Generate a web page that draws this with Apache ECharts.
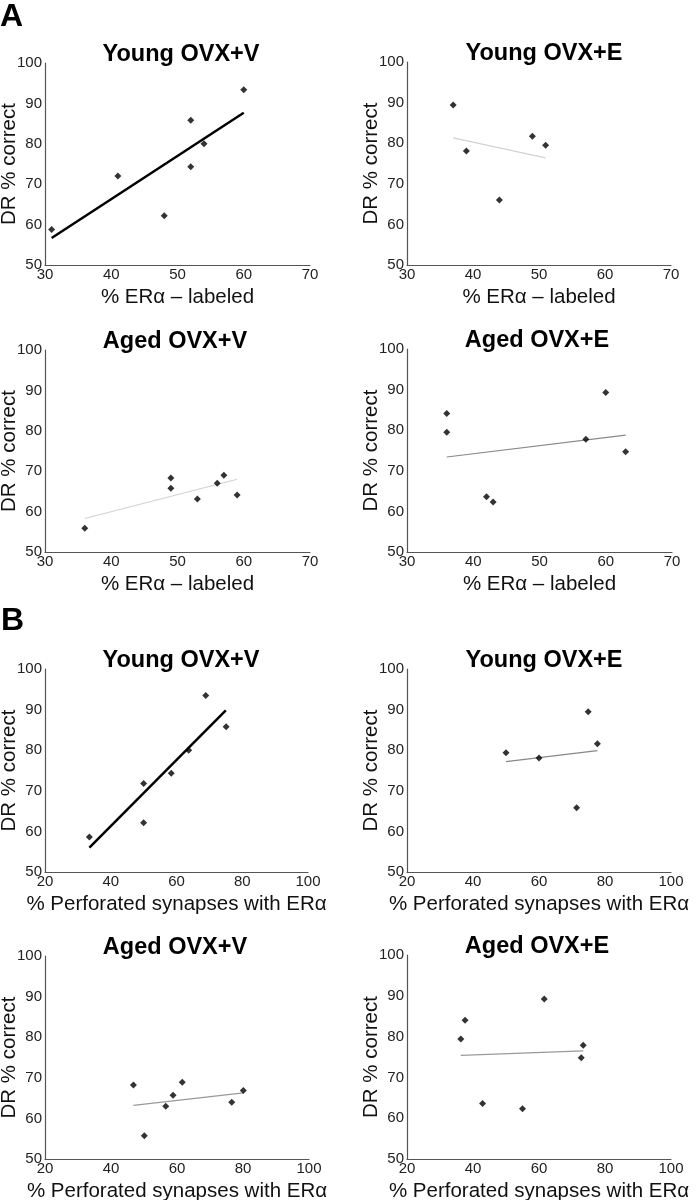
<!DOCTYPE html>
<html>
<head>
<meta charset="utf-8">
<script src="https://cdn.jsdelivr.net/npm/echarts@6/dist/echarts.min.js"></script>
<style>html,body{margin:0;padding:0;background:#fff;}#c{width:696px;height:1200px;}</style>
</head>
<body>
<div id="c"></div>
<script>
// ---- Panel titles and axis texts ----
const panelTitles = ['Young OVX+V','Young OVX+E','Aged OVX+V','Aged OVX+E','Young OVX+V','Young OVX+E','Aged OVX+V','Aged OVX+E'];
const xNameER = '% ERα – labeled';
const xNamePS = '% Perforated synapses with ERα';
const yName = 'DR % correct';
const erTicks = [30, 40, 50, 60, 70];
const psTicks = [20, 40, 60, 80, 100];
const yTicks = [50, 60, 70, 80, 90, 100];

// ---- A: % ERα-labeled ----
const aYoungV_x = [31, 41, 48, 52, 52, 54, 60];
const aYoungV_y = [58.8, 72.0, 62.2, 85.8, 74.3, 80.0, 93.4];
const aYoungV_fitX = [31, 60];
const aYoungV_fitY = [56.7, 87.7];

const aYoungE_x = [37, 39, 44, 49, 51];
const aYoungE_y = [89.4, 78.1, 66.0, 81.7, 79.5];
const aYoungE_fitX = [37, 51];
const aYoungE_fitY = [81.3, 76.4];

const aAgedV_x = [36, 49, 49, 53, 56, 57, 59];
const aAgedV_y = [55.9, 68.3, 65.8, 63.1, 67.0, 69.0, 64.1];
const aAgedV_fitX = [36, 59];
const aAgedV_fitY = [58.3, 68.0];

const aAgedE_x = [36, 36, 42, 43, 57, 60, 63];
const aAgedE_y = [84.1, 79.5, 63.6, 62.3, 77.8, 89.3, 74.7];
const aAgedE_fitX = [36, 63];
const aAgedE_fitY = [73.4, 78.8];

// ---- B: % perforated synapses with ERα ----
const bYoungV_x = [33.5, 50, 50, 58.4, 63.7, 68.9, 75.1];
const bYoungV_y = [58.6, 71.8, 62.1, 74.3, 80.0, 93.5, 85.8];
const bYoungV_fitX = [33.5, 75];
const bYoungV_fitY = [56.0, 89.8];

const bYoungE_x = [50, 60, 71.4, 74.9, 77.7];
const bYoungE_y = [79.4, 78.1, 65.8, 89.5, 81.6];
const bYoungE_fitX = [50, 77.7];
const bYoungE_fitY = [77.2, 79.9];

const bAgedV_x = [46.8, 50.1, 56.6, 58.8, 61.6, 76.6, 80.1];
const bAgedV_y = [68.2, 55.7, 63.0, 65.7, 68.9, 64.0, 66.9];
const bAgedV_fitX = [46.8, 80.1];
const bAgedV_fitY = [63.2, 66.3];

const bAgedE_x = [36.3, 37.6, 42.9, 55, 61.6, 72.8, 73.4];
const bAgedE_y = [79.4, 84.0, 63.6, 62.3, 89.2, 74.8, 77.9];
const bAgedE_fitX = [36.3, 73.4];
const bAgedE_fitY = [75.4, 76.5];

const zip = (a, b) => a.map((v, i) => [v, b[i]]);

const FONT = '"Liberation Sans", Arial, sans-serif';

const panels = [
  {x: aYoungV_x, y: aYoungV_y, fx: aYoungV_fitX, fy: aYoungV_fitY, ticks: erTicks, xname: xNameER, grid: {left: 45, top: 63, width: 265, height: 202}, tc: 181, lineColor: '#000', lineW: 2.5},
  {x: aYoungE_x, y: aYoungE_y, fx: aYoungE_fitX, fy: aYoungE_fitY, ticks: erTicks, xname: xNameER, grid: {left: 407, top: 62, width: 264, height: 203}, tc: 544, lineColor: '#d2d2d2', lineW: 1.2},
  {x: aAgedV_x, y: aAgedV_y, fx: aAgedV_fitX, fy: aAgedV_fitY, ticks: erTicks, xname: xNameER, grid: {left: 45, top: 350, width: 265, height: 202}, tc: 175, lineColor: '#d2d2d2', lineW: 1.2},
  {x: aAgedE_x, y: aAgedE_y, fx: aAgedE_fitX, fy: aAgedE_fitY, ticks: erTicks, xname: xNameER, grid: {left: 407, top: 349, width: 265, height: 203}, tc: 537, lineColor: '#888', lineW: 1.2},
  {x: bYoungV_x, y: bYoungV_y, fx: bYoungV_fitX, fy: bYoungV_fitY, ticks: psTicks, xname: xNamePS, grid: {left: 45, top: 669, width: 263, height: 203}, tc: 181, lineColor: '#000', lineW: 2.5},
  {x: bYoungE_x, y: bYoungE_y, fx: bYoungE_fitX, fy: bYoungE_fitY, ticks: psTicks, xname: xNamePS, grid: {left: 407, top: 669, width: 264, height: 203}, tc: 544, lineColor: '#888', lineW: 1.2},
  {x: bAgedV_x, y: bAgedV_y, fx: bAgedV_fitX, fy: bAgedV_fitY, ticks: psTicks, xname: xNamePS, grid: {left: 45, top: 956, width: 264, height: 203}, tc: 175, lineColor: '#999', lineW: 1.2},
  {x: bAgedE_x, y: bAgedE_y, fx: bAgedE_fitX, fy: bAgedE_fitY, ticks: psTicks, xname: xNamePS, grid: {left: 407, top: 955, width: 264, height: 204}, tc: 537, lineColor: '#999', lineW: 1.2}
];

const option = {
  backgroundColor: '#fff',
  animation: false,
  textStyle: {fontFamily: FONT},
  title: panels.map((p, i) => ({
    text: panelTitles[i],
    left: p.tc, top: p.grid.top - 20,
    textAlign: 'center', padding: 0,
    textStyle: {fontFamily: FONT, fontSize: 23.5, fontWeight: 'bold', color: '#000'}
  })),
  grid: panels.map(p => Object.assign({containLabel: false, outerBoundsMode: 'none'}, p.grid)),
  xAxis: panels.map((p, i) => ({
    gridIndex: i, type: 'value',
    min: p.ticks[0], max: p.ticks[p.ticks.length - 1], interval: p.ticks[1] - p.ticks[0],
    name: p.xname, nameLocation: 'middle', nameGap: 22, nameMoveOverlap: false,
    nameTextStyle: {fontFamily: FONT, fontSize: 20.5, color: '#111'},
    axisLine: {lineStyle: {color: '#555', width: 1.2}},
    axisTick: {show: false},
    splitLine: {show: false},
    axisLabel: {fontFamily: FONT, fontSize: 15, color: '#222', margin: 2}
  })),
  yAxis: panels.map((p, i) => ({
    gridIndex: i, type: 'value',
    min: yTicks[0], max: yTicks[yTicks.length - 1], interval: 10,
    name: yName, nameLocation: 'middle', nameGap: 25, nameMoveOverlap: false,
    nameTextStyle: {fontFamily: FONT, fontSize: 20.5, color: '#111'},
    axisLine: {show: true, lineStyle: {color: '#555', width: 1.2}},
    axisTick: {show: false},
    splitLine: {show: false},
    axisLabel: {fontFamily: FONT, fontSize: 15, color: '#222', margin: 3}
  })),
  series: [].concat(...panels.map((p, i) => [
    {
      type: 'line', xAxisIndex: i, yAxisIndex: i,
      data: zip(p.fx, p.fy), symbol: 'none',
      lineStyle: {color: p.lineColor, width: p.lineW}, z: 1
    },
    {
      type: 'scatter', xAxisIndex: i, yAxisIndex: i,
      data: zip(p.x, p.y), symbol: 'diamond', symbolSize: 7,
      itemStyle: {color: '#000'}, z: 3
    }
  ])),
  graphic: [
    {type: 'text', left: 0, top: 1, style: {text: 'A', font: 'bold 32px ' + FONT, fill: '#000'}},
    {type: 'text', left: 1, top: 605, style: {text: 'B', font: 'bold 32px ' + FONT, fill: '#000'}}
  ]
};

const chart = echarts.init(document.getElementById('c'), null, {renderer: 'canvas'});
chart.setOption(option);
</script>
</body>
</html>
...
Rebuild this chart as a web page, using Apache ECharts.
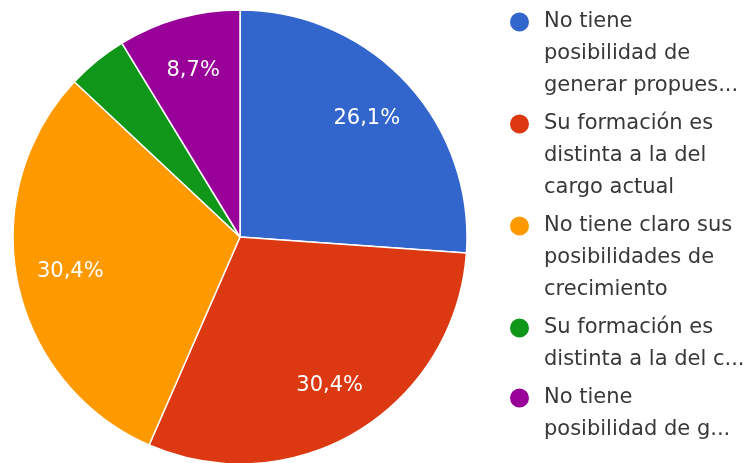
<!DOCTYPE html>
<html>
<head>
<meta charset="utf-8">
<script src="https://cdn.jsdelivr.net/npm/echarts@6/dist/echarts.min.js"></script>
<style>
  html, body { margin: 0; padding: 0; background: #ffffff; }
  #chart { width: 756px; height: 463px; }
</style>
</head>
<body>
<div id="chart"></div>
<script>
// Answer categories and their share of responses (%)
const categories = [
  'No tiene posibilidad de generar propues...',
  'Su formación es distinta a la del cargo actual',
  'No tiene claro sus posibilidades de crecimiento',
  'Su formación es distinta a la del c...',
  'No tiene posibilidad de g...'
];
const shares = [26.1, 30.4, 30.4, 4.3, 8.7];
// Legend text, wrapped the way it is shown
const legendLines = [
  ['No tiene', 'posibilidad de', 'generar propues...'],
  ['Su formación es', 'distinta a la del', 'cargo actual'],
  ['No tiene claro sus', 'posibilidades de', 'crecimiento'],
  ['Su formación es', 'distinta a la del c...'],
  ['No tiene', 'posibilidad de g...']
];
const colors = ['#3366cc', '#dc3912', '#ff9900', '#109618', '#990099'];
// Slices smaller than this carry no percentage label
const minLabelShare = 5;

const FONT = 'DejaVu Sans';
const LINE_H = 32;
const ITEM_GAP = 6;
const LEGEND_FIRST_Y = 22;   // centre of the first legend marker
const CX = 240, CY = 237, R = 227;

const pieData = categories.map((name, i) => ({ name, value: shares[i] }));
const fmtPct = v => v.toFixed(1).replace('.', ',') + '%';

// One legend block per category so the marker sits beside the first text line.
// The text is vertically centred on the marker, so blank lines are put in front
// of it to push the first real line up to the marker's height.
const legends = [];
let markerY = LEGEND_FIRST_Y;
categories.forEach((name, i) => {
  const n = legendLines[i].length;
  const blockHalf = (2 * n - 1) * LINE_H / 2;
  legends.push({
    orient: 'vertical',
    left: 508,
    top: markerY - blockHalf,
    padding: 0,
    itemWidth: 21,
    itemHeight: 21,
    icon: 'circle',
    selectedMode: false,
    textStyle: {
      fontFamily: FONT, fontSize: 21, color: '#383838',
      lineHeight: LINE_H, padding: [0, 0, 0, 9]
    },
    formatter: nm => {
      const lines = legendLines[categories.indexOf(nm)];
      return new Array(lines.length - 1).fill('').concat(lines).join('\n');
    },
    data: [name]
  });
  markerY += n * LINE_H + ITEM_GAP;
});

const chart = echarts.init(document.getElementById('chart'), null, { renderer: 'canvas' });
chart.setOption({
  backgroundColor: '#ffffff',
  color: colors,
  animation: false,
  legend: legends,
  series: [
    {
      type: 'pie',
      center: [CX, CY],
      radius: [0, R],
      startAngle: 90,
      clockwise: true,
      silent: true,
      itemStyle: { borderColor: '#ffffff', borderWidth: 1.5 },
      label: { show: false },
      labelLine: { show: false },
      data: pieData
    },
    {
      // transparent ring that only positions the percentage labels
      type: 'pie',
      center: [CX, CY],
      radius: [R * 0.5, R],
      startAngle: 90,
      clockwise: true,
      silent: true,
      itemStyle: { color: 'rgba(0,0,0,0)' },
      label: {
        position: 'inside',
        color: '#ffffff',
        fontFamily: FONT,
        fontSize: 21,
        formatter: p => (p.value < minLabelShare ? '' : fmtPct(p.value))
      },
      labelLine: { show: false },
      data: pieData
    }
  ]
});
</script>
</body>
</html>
---
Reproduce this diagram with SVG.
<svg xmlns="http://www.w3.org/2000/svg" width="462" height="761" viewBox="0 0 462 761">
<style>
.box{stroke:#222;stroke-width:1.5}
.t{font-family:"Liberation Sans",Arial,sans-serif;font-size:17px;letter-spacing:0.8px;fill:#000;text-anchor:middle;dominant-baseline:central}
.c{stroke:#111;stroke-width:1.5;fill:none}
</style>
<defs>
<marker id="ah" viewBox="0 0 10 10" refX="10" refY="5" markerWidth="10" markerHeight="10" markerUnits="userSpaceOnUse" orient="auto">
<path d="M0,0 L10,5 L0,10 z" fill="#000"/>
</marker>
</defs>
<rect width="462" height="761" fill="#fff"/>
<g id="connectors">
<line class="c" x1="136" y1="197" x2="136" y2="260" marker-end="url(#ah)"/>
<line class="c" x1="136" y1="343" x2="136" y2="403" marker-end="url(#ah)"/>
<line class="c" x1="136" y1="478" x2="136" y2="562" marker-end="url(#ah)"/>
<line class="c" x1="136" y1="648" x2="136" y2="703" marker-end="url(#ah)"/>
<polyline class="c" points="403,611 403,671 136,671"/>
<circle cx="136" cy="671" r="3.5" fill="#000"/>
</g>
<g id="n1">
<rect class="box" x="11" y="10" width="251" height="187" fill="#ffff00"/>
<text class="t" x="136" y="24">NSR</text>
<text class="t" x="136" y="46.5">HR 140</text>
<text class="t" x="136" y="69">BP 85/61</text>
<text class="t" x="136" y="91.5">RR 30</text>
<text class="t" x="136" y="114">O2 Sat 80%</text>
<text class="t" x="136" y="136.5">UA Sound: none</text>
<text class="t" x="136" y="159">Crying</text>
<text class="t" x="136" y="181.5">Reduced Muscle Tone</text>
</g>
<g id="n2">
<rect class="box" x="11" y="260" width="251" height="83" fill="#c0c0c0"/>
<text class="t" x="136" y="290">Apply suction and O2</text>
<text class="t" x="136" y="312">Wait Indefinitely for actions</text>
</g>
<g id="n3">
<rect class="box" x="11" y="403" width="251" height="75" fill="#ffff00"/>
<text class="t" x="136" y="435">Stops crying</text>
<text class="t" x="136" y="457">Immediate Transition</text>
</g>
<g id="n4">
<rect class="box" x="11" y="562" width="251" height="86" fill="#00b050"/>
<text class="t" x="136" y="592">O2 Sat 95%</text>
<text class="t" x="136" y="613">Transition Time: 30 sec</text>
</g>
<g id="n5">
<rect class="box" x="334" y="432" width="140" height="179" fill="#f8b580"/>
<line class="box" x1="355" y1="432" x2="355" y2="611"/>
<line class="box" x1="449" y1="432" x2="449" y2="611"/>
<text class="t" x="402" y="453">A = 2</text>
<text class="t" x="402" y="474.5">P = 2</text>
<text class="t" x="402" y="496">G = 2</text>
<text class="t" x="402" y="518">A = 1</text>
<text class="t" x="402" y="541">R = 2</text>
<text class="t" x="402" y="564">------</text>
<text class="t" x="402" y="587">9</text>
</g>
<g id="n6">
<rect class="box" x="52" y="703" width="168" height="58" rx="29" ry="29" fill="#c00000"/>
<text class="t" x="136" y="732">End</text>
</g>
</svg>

GIVEN PROBLEM - Take the material above and output only the lines from the one that contains "Generate a web" through the one that contains "const aAgedV_fitY = [58.3, 68.0];", ends included and images left out.

FINISHED ANSWER -
Generate a web page that draws this with Apache ECharts.
<!DOCTYPE html>
<html>
<head>
<meta charset="utf-8">
<script src="https://cdn.jsdelivr.net/npm/echarts@6/dist/echarts.min.js"></script>
<style>html,body{margin:0;padding:0;background:#fff;}#c{width:696px;height:1200px;}</style>
</head>
<body>
<div id="c"></div>
<script>
// ---- Panel titles and axis texts ----
const panelTitles = ['Young OVX+V','Young OVX+E','Aged OVX+V','Aged OVX+E','Young OVX+V','Young OVX+E','Aged OVX+V','Aged OVX+E'];
const xNameER = '% ERα – labeled';
const xNamePS = '% Perforated synapses with ERα';
const yName = 'DR % correct';
const erTicks = [30, 40, 50, 60, 70];
const psTicks = [20, 40, 60, 80, 100];
const yTicks = [50, 60, 70, 80, 90, 100];

// ---- A: % ERα-labeled ----
const aYoungV_x = [31, 41, 48, 52, 52, 54, 60];
const aYoungV_y = [58.8, 72.0, 62.2, 85.8, 74.3, 80.0, 93.4];
const aYoungV_fitX = [31, 60];
const aYoungV_fitY = [56.7, 87.7];

const aYoungE_x = [37, 39, 44, 49, 51];
const aYoungE_y = [89.4, 78.1, 66.0, 81.7, 79.5];
const aYoungE_fitX = [37, 51];
const aYoungE_fitY = [81.3, 76.4];

const aAgedV_x = [36, 49, 49, 53, 56, 57, 59];
const aAgedV_y = [55.9, 68.3, 65.8, 63.1, 67.0, 69.0, 64.1];
const aAgedV_fitX = [36, 59];
const aAgedV_fitY = [58.3, 68.0];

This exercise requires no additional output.